• **Exercise prompt**
Repeat, exactly and in full, the lines of the listing below, but without any pictures.

• **Information provided**
★ ★ ★
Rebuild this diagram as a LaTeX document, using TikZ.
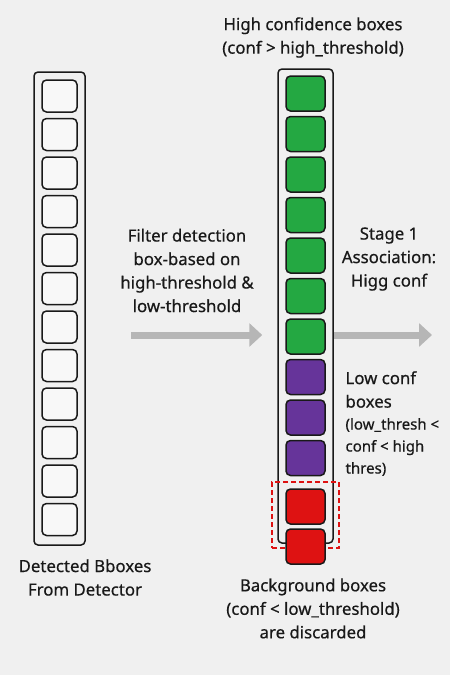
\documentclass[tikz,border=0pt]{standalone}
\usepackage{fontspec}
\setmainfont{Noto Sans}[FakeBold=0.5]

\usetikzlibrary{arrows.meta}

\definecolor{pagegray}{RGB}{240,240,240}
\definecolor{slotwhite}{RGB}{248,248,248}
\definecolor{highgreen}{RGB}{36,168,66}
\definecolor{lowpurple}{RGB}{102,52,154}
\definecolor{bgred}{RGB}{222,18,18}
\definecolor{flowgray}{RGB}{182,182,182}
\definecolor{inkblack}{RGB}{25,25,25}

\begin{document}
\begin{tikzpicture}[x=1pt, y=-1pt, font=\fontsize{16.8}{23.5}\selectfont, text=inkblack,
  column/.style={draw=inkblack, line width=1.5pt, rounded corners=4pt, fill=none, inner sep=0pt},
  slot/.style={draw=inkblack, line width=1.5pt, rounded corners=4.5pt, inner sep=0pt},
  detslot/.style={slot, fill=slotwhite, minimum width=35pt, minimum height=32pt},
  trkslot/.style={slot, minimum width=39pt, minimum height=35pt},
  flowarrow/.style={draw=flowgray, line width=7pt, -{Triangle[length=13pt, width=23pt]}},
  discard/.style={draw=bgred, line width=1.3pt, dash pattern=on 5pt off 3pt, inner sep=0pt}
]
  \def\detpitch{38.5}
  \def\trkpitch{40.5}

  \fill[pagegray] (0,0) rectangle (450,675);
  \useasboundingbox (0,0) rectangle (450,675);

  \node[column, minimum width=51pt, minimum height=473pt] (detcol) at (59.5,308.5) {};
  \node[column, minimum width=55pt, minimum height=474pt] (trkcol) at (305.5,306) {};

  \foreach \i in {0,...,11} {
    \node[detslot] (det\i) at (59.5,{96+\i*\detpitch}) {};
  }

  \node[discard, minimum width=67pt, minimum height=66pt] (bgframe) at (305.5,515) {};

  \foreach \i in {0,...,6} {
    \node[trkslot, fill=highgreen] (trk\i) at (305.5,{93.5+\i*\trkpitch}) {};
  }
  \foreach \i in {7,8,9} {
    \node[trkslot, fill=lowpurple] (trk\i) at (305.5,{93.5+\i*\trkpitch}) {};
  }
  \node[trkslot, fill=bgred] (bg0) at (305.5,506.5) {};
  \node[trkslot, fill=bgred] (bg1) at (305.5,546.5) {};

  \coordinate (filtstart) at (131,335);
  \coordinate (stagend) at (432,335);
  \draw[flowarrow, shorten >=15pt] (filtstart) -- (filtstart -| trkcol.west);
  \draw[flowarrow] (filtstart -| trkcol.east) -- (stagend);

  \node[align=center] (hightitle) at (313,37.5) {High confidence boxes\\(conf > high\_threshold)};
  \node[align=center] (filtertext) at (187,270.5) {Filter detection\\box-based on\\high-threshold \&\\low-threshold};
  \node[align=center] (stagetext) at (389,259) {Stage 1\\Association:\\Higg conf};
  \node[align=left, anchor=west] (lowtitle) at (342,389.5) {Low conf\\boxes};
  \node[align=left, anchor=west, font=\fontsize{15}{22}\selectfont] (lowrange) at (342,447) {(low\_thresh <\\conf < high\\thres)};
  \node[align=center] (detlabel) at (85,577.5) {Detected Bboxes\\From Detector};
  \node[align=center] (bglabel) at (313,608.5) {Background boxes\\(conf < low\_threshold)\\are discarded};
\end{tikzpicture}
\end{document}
★ ★ ★
• **Answer**
Rebuild this diagram as a LaTeX document, using TikZ.
\documentclass[tikz,border=0pt]{standalone}
\usepackage{fontspec}
\setmainfont{Noto Sans}[FakeBold=0.5]

\usetikzlibrary{arrows.meta}

\definecolor{pagegray}{RGB}{240,240,240}
\definecolor{slotwhite}{RGB}{248,248,248}
\definecolor{highgreen}{RGB}{36,168,66}
\definecolor{lowpurple}{RGB}{102,52,154}
\definecolor{bgred}{RGB}{222,18,18}
\definecolor{flowgray}{RGB}{182,182,182}
\definecolor{inkblack}{RGB}{25,25,25}

\begin{document}
\begin{tikzpicture}[x=1pt, y=-1pt, font=\fontsize{16.8}{23.5}\selectfont, text=inkblack,
  column/.style={draw=inkblack, line width=1.5pt, rounded corners=4pt, fill=none, inner sep=0pt},
  slot/.style={draw=inkblack, line width=1.5pt, rounded corners=4.5pt, inner sep=0pt},
  detslot/.style={slot, fill=slotwhite, minimum width=35pt, minimum height=32pt},
  trkslot/.style={slot, minimum width=39pt, minimum height=35pt},
  flowarrow/.style={draw=flowgray, line width=7pt, -{Triangle[length=13pt, width=23pt]}},
  discard/.style={draw=bgred, line width=1.3pt, dash pattern=on 5pt off 3pt, inner sep=0pt}
]
  \def\detpitch{38.5}
  \def\trkpitch{40.5}

  \fill[pagegray] (0,0) rectangle (450,675);
  \useasboundingbox (0,0) rectangle (450,675);

  \node[column, minimum width=51pt, minimum height=473pt] (detcol) at (59.5,308.5) {};
  \node[column, minimum width=55pt, minimum height=474pt] (trkcol) at (305.5,306) {};

  \foreach \i in {0,...,11} {
    \node[detslot] (det\i) at (59.5,{96+\i*\detpitch}) {};
  }

  \node[discard, minimum width=67pt, minimum height=66pt] (bgframe) at (305.5,515) {};

  \foreach \i in {0,...,6} {
    \node[trkslot, fill=highgreen] (trk\i) at (305.5,{93.5+\i*\trkpitch}) {};
  }
  \foreach \i in {7,8,9} {
    \node[trkslot, fill=lowpurple] (trk\i) at (305.5,{93.5+\i*\trkpitch}) {};
  }
  \node[trkslot, fill=bgred] (bg0) at (305.5,506.5) {};
  \node[trkslot, fill=bgred] (bg1) at (305.5,546.5) {};

  \coordinate (filtstart) at (131,335);
  \coordinate (stagend) at (432,335);
  \draw[flowarrow, shorten >=15pt] (filtstart) -- (filtstart -| trkcol.west);
  \draw[flowarrow] (filtstart -| trkcol.east) -- (stagend);

  \node[align=center] (hightitle) at (313,37.5) {High confidence boxes\\(conf > high\_threshold)};
  \node[align=center] (filtertext) at (187,270.5) {Filter detection\\box-based on\\high-threshold \&\\low-threshold};
  \node[align=center] (stagetext) at (389,259) {Stage 1\\Association:\\Higg conf};
  \node[align=left, anchor=west] (lowtitle) at (342,389.5) {Low conf\\boxes};
  \node[align=left, anchor=west, font=\fontsize{15}{22}\selectfont] (lowrange) at (342,447) {(low\_thresh <\\conf < high\\thres)};
  \node[align=center] (detlabel) at (85,577.5) {Detected Bboxes\\From Detector};
  \node[align=center] (bglabel) at (313,608.5) {Background boxes\\(conf < low\_threshold)\\are discarded};
\end{tikzpicture}
\end{document}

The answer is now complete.